Stored data.
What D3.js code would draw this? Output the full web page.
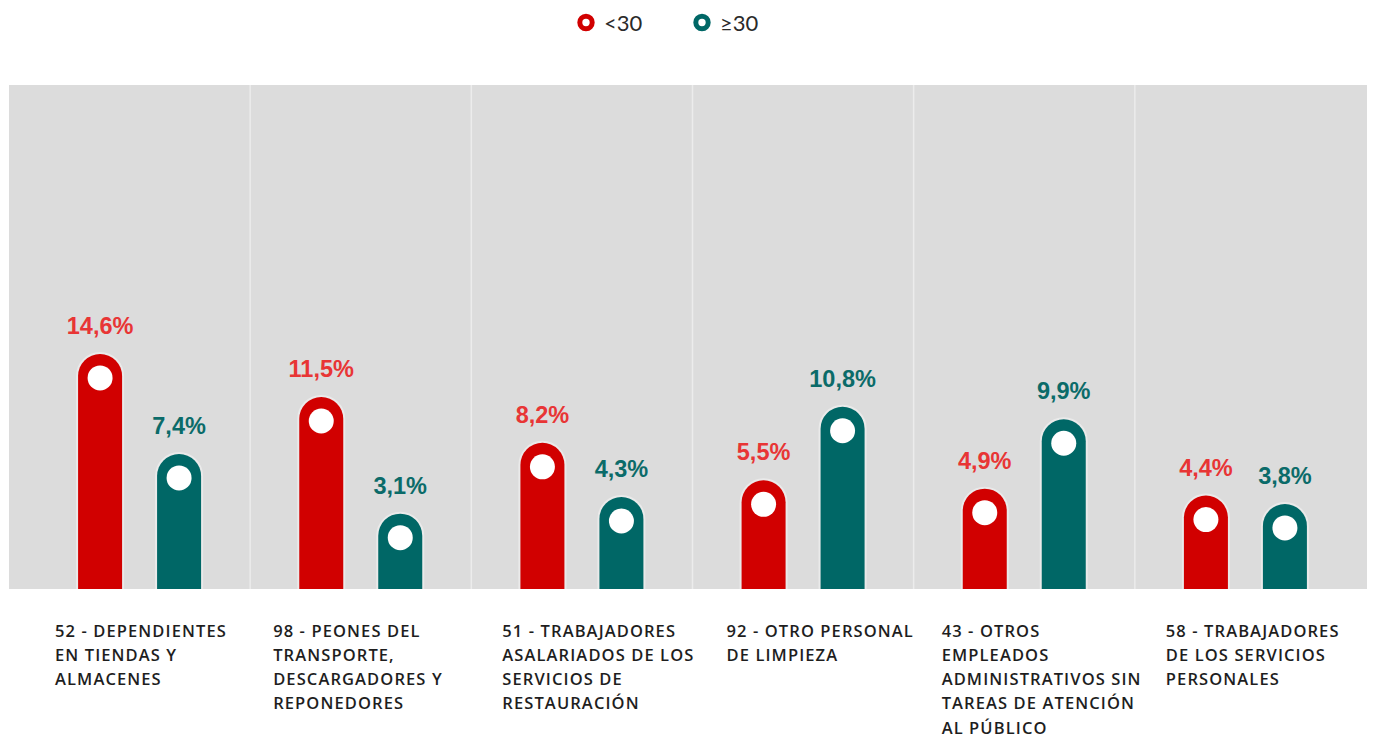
<!DOCTYPE html>
<html><head><meta charset="utf-8">
<script src="https://cdn.jsdelivr.net/npm/d3@7"></script>
<style>body{margin:0;background:#fff}svg{display:block}</style>
</head><body><svg id="c" width="1373" height="738"></svg>
<script>
const categories = ["52","98","51","92","43","58"];
const categoryLabels = [
  ["52 - DEPENDIENTES","EN TIENDAS Y","ALMACENES"],
  ["98 - PEONES DEL","TRANSPORTE,","DESCARGADORES Y","REPONEDORES"],
  ["51 - TRABAJADORES","ASALARIADOS DE LOS","SERVICIOS DE","RESTAURACIÓN"],
  ["92 - OTRO PERSONAL","DE LIMPIEZA"],
  ["43 - OTROS","EMPLEADOS","ADMINISTRATIVOS SIN","TAREAS DE ATENCIÓN","AL PÚBLICO"],
  ["58 - TRABAJADORES","DE LOS SERVICIOS","PERSONALES"]
];
const seriesNames = ["<30","≥30"];
const under30 = [14.6, 11.5, 8.2, 5.5, 4.9, 4.4];
const over30  = [7.4, 3.1, 4.3, 10.8, 9.9, 3.8];
const colors = {bar:["#d10000","#006766"], text:["#e83535","#0b6b69"]};

const svg = d3.select("#c");
const baseY = 589, panelTop = 85;
const x0 = d3.scaleBand().domain(categories).range([29, 1356]).paddingInner(0).paddingOuter(0);
const x1 = d3.scaleBand().domain(seriesNames).range([0, 123]).paddingInner(0.443).paddingOuter(0);
const y = d3.scaleLinear().domain([-2.325, 15]).range([baseY, 348.4]);
const fmt = v => d3.format(".1f")(v).replace(".", ",") + "%";

// background panel
svg.append("rect").attr("x", 9).attr("y", panelTop).attr("width", 1358).attr("height", baseY - panelTop).attr("fill", "#dcdcdc");
svg.selectAll("line.sep").data(categories.slice(1)).join("line")
  .attr("x1", d => x0(d)).attr("x2", d => x0(d)).attr("y1", panelTop).attr("y2", baseY)
  .attr("stroke", "#ececec").attr("stroke-width", 1.5);

const bw = x1.bandwidth(), r = bw / 2;
const rows = [];
categories.forEach((c, i) => {
  [under30[i], over30[i]].forEach((v, s) => rows.push({c, s, v}));
});
const g = svg.append("g");
const groupOff = (x0.bandwidth() - 123) / 2;
const bx = d => x0(d.c) + groupOff + x1(seriesNames[d.s]);
const capPath = d => {
  const x = bx(d), t = y(d.v);
  return `M${x},${baseY}V${t + r}A${r},${r} 0 0 1 ${x + bw},${t + r}V${baseY}Z`;
};
g.selectAll("path.glow").data(rows).join("path").attr("class", "glow").attr("d", capPath)
  .attr("fill", "none").attr("stroke", "#ffffff").attr("stroke-opacity", 0.4).attr("stroke-width", 4);
g.selectAll("path.bar").data(rows).join("path").attr("class", "bar").attr("d", capPath)
  .attr("fill", d => colors.bar[d.s]);
g.selectAll("circle.dot").data(rows).join("circle").attr("class", "dot")
  .attr("cx", d => bx(d) + r).attr("cy", d => y(d.v) + 24).attr("r", 12.5).attr("fill", "#fff");
g.selectAll("text.val").data(rows).join("text").attr("class", "val")
  .attr("x", d => bx(d) + r).attr("y", d => y(d.v) - 20)
  .attr("text-anchor", "middle").attr("font-family", "Liberation Sans, Arial, sans-serif")
  .attr("font-weight", "bold").attr("font-size", 23.5).attr("fill", d => colors.text[d.s])
  .text(d => fmt(d.v));

// category labels
const labOff = [26, 23, 31, 34, 28, 31];
categories.forEach((c, i) => {
  const t = svg.append("text").attr("font-family", "Open Sans, sans-serif").attr("font-weight", 600)
    .attr("font-size", 16.5).attr("letter-spacing", 1.1).attr("fill", "#1e1e1e");
  t.selectAll("tspan").data(categoryLabels[i]).join("tspan")
    .attr("x", x0(c) + labOff[i]).attr("y", (d, j) => 636.5 + j * 24.3).text(d => d);
});

// legend
const legX = [586, 702];
seriesNames.forEach((n, i) => {
  svg.append("circle").attr("cx", legX[i]).attr("cy", 22.5).attr("r", 6.2)
    .attr("fill", "none").attr("stroke", colors.bar[i]).attr("stroke-width", 5);
  svg.append("text").attr("x", legX[i] + 18).attr("y", 30.5).attr("font-family", "Lato, sans-serif")
    .attr("font-weight", 400).attr("font-size", 22).attr("fill", "#2a2a2a").text(n);
});
</script></body></html>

Challenge.
Quote the material in full and exactly; do not carry over its pictures.

Answer to this exercise.
What D3.js code would draw this? Output the full web page.
<!DOCTYPE html>
<html><head><meta charset="utf-8">
<script src="https://cdn.jsdelivr.net/npm/d3@7"></script>
<style>body{margin:0;background:#fff}svg{display:block}</style>
</head><body><svg id="c" width="1373" height="738"></svg>
<script>
const categories = ["52","98","51","92","43","58"];
const categoryLabels = [
  ["52 - DEPENDIENTES","EN TIENDAS Y","ALMACENES"],
  ["98 - PEONES DEL","TRANSPORTE,","DESCARGADORES Y","REPONEDORES"],
  ["51 - TRABAJADORES","ASALARIADOS DE LOS","SERVICIOS DE","RESTAURACIÓN"],
  ["92 - OTRO PERSONAL","DE LIMPIEZA"],
  ["43 - OTROS","EMPLEADOS","ADMINISTRATIVOS SIN","TAREAS DE ATENCIÓN","AL PÚBLICO"],
  ["58 - TRABAJADORES","DE LOS SERVICIOS","PERSONALES"]
];
const seriesNames = ["<30","≥30"];
const under30 = [14.6, 11.5, 8.2, 5.5, 4.9, 4.4];
const over30  = [7.4, 3.1, 4.3, 10.8, 9.9, 3.8];
const colors = {bar:["#d10000","#006766"], text:["#e83535","#0b6b69"]};

const svg = d3.select("#c");
const baseY = 589, panelTop = 85;
const x0 = d3.scaleBand().domain(categories).range([29, 1356]).paddingInner(0).paddingOuter(0);
const x1 = d3.scaleBand().domain(seriesNames).range([0, 123]).paddingInner(0.443).paddingOuter(0);
const y = d3.scaleLinear().domain([-2.325, 15]).range([baseY, 348.4]);
const fmt = v => d3.format(".1f")(v).replace(".", ",") + "%";

// background panel
svg.append("rect").attr("x", 9).attr("y", panelTop).attr("width", 1358).attr("height", baseY - panelTop).attr("fill", "#dcdcdc");
svg.selectAll("line.sep").data(categories.slice(1)).join("line")
  .attr("x1", d => x0(d)).attr("x2", d => x0(d)).attr("y1", panelTop).attr("y2", baseY)
  .attr("stroke", "#ececec").attr("stroke-width", 1.5);

const bw = x1.bandwidth(), r = bw / 2;
const rows = [];
categories.forEach((c, i) => {
  [under30[i], over30[i]].forEach((v, s) => rows.push({c, s, v}));
});
const g = svg.append("g");
const groupOff = (x0.bandwidth() - 123) / 2;
const bx = d => x0(d.c) + groupOff + x1(seriesNames[d.s]);
const capPath = d => {
  const x = bx(d), t = y(d.v);
  return `M${x},${baseY}V${t + r}A${r},${r} 0 0 1 ${x + bw},${t + r}V${baseY}Z`;
};
g.selectAll("path.glow").data(rows).join("path").attr("class", "glow").attr("d", capPath)
  .attr("fill", "none").attr("stroke", "#ffffff").attr("stroke-opacity", 0.4).attr("stroke-width", 4);
g.selectAll("path.bar").data(rows).join("path").attr("class", "bar").attr("d", capPath)
  .attr("fill", d => colors.bar[d.s]);
g.selectAll("circle.dot").data(rows).join("circle").attr("class", "dot")
  .attr("cx", d => bx(d) + r).attr("cy", d => y(d.v) + 24).attr("r", 12.5).attr("fill", "#fff");
g.selectAll("text.val").data(rows).join("text").attr("class", "val")
  .attr("x", d => bx(d) + r).attr("y", d => y(d.v) - 20)
  .attr("text-anchor", "middle").attr("font-family", "Liberation Sans, Arial, sans-serif")
  .attr("font-weight", "bold").attr("font-size", 23.5).attr("fill", d => colors.text[d.s])
  .text(d => fmt(d.v));

// category labels
const labOff = [26, 23, 31, 34, 28, 31];
categories.forEach((c, i) => {
  const t = svg.append("text").attr("font-family", "Open Sans, sans-serif").attr("font-weight", 600)
    .attr("font-size", 16.5).attr("letter-spacing", 1.1).attr("fill", "#1e1e1e");
  t.selectAll("tspan").data(categoryLabels[i]).join("tspan")
    .attr("x", x0(c) + labOff[i]).attr("y", (d, j) => 636.5 + j * 24.3).text(d => d);
});

// legend
const legX = [586, 702];
seriesNames.forEach((n, i) => {
  svg.append("circle").attr("cx", legX[i]).attr("cy", 22.5).attr("r", 6.2)
    .attr("fill", "none").attr("stroke", colors.bar[i]).attr("stroke-width", 5);
  svg.append("text").attr("x", legX[i] + 18).attr("y", 30.5).attr("font-family", "Lato, sans-serif")
    .attr("font-weight", 400).attr("font-size", 22).attr("fill", "#2a2a2a").text(n);
});
</script></body></html>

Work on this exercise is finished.